Following a retreat in 2003, steering committee members agreed to form a
non-governmental organisation called “Sharing With Other People Network” in
short SWOPNet. The activities of SWOPNet are not restricted in Dar es Salaam but
also embrace the Mwanza region.
Another important contribution in this regard is by AITEC Africa, the
continent’s leading organiser of ICT exhibitions and conferences have already
signed a partnership agreement with UK-based Charity computer Aid, to provide a
framework for cooperation between the two organisations.
Among others, the agreement covers the assistance through the donation of
low-cost refurbished PCs which are sourced in Europe through donations from
large companies upgrading to the very latest and most expensive PCs and who want
to make their older PCs available for re-use in schools and non-profits in
Africa.
According to AITEC, the low cost PCs included in the agreement do not undermine
the branded new PC market. On the contrary, stimulates the market by spreading
computer usage wider than would otherwise be the case.
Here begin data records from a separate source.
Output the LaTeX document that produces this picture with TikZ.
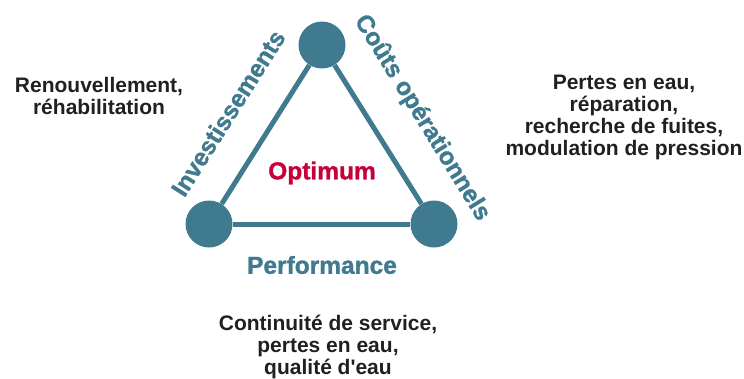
\documentclass[tikz,border=0pt]{standalone}
\usepackage{fontspec}
\setmainfont{Liberation Sans}
\newfontfamily\heavyfont[FakeBold=1.2]{Liberation Sans Bold}
\definecolor{teal1}{RGB}{64,122,143}
\definecolor{redopt}{RGB}{200,0,58}
\definecolor{txt}{RGB}{35,31,32}
\begin{document}
\begin{tikzpicture}[x=1pt,y=-1pt,
  vertex/.style={circle,fill=teal1,minimum size=47pt,inner sep=0pt},
  edge/.style={draw=teal1,line width=5pt},
  axislabel/.style={font=\fontsize{24.5}{26}\heavyfont,text=teal1,inner sep=0pt},
  note/.style={font=\fontsize{21}{22}\selectfont\bfseries,text=txt,align=center,inner sep=0pt}]
\useasboundingbox (0,0) rectangle (744,378);
\node[vertex] (t) at (322,45) {};
\node[vertex] (l) at (209,224) {};
\node[vertex] (r) at (434,224) {};
\draw[edge] (t) -- (l);
\draw[edge] (l) -- (r);
\draw[edge] (r) -- (t);
\node[axislabel,rotate=57.7] (inv) at (228,113) {Investissements};
\node[axislabel,rotate=-58.3] (cout) at (422,118) {Coûts opérationnels};
\node[axislabel] (perf) at (322,265) {Performance};
\node[axislabel,text=redopt] (opt) at (322,173) {Optimum};
\node[note] (n1) at (99,96) {Renouvellement,\\réhabilitation};
\node[note] (n2) at (624,117) {Pertes en eau,\\réparation,\\recherche de fuites,\\modulation de pression};
\node[note] (n3) at (328,347) {Continuité de service,\\pertes en eau,\\qualité d\textquotesingle eau};
\end{tikzpicture}
\end{document}
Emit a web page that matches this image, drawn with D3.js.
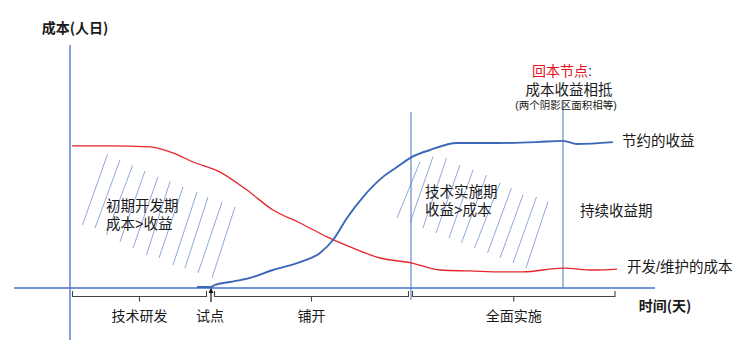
<!DOCTYPE html>
<html><head><meta charset="utf-8">
<script src="https://cdn.jsdelivr.net/npm/d3@7"></script>
<style>
html,body{margin:0;padding:0;background:#fff;}
svg text{font-family:"Noto Sans CJK SC","Noto Sans",sans-serif;fill:#1a1a1a;}
svg text.tight{font-family:"Liberation Sans","Noto Sans CJK SC",sans-serif;}
</style></head>
<body>
<div id="chart"></div>
<script>
// ---- data (time units, cost units) ----
const costCurve = [[0.4,59.2],[8,59.2],[16,58.8],[20.6,56.3],[24.6,52.5],[30,48.3],[35.4,40.8],[40.6,32.5],[46,27.1],[51.4,21.3],[56,17.1],[62,12.5],[68.4,10.4],[74,7.5],[80,7.1],[86.6,6.7],[90.6,6.7],[98.6,8.3],[104.6,7.5],[109.4,7.9]];
const benefitCurve = [[25.4,0.4],[28.2,0.4],[29,1.3],[32,2.5],[36,4.2],[40.6,7.5],[46,10.8],[50,14.6],[52.6,20],[55.4,29.2],[58.6,37.9],[62.6,46.3],[65.4,50.4],[68.4,54.6],[72,57.5],[77.4,60.4],[85.4,60.4],[93.4,60.8],[98.6,61.3],[101.4,60],[108.6,60.8]];
const phaseNames = ["技术研发","铺开","全面实施"];
const phaseStart = [0.5,28.9,68.5];
const phaseEnd = [27.3,67.7,109];
const pilotName = "试点";
const pilotTime = 28.2;
const markerTimes = [68.2,98.6];
const markerTops = [73.3,77.9];
const markerBottoms = [-5,0];
// hatch strokes: [tBottom, vBottom, tTop, vTop]
const hatchEarly = [[2.5,26.3,7.5,55.7],[5,25,10,53.3],[7.3,22.1,12.5,51],[10,19.3,15,48.8],[12.6,16.7,17.6,46.3],[15.3,13.8,20,44.3],[17.8,12.5,22.6,42.1],[20.6,9.6,25.4,40],[23,8.3,27.6,37.9],[25.6,6.3,30.4,35.8],[28.4,4.2,33,33.8]];
const hatchImpl = [[65.4,29.2,70,52.6],[68,27.1,72.6,54.7],[70.6,25,75.3,54.2],[73.2,22.9,78,51.3],[75.8,20.8,80.6,49.2],[78.3,18.8,83.3,47.1],[80.9,16.7,86,43.8],[83.5,14.6,88.3,41.7],[86,12.5,90.6,38.8],[88.6,10.4,93.3,38],[91.2,8.3,95.6,36]];

const W = 742, H = 358;
const svg = d3.select("#chart").append("svg").attr("width",W).attr("height",H);
const x = d3.scaleLinear().domain([0,120]).range([70,670]);
const y = d3.scaleLinear().domain([0,100]).range([288,48]);
const axisBlue = "#4472C4";

// axes
svg.append("line").attr("x1",x(-11.2)).attr("x2",x(117)).attr("y1",y(0)).attr("y2",y(0))
  .attr("stroke",axisBlue).attr("stroke-width",1.3);
svg.append("line").attr("x1",x(0)).attr("x2",x(0)).attr("y1",y(101.3)).attr("y2",y(-21.7))
  .attr("stroke",axisBlue).attr("stroke-width",1.3);

// marker verticals
markerTimes.forEach((t,i)=>{
  svg.append("line").attr("x1",x(t)).attr("x2",x(t)).attr("y1",y(markerTops[i])).attr("y2",y(markerBottoms[i]))
    .attr("stroke",axisBlue).attr("stroke-width",1);
});

// hatching
[hatchEarly,hatchImpl].forEach(h=>{
  svg.append("g").selectAll("line").data(h).join("line")
    .attr("x1",d=>x(d[0])).attr("y1",d=>y(d[1])).attr("x2",d=>x(d[2])).attr("y2",d=>y(d[3]))
    .attr("stroke","#5a80c8").attr("stroke-width",0.8).attr("opacity",0.85);
});

// curves
const line = d3.line().x(d=>x(d[0])).y(d=>y(d[1])).curve(d3.curveMonotoneX);
svg.append("path").attr("d",line(costCurve)).attr("fill","none").attr("stroke","#e3262b").attr("stroke-width",1.3);
svg.append("path").attr("d",line(benefitCurve)).attr("fill","none").attr("stroke","#3b67b8").attr("stroke-width",1.9);

// brackets
const by0 = y(0)+3, by1 = y(0)+8.5, by2 = y(0)+13.5;
phaseNames.forEach((n,i)=>{
  const a = x(phaseStart[i]), b = x(phaseEnd[i]), c = (a+b)/2;
  svg.append("path").attr("d",`M${a},${by0}V${by1}H${b}V${by0}M${c},${by1}V${by2}`)
    .attr("fill","none").attr("stroke","#444").attr("stroke-width",1.1);
  svg.append("text").attr("x",c).attr("y",321).attr("text-anchor","middle").attr("font-size",14).text(n);
});
// pilot arrow
const px = x(pilotTime);
svg.append("path").attr("d",`M${px},${y(0)+14}V${y(0)+1}`).attr("stroke","#111").attr("stroke-width",1.2);
svg.append("path").attr("d",`M${px-2.5},${y(0)+5}L${px},${y(0)}L${px+2.5},${y(0)+5}Z`).attr("fill","#111");
svg.append("text").attr("x",px-1).attr("y",321).attr("text-anchor","middle").attr("font-size",14).text(pilotName);

// axis titles
svg.append("text").attr("x",75).attr("y",33).attr("text-anchor","middle").attr("font-size",14).attr("font-weight","bold").text("成本(人日)");
svg.append("text").attr("x",665).attr("y",311).attr("text-anchor","middle").attr("font-size",14).attr("font-weight","bold").text("时间(天)");

// region labels
function ml(xc,yb,lines,size){
  lines.forEach((l,i)=>svg.append("text").attr("class","tight").attr("x",xc).attr("y",yb+i*18).attr("font-size",size).text(l));
}
ml(106,211,["初期开发期","成本>收益"],14.5);
ml(425,197,["技术实施期","收益>成本"],14.5);
ml(580,216,["持续收益期"],14.5);
ml(622,146,["节约的收益"],14.5);
ml(627,272,["开发/维护的成本"],14.5);

// break-even annotation
const t1 = svg.append("text").attr("class","tight").attr("x",562).attr("y",76).attr("text-anchor","middle").attr("font-size",14);
t1.append("tspan").style("fill","#e8101a").text("回本节点");
t1.append("tspan").text(":");
svg.append("text").attr("class","tight").attr("x",569).attr("y",95).attr("text-anchor","middle").attr("font-size",14.5).text("成本收益相抵");
svg.append("text").attr("class","tight").attr("x",566).attr("y",109).attr("text-anchor","middle").attr("font-size",10.5).text("(两个阴影区面积相等)");
</script>
</body></html>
These efforts are a good indication of how the various sectors in Tanzania have
recognised the importance of ICT use for development. However, most of the
projects initiated by the government, NGOs, CBOs, and the private sector rely on
donations. There are a number of examples that can be cited. One is the one that
Computer Aid has earmarked a total of between 15,000 to 20,000 refurbished PCs
to Africa as a means of spreading the use of ICT.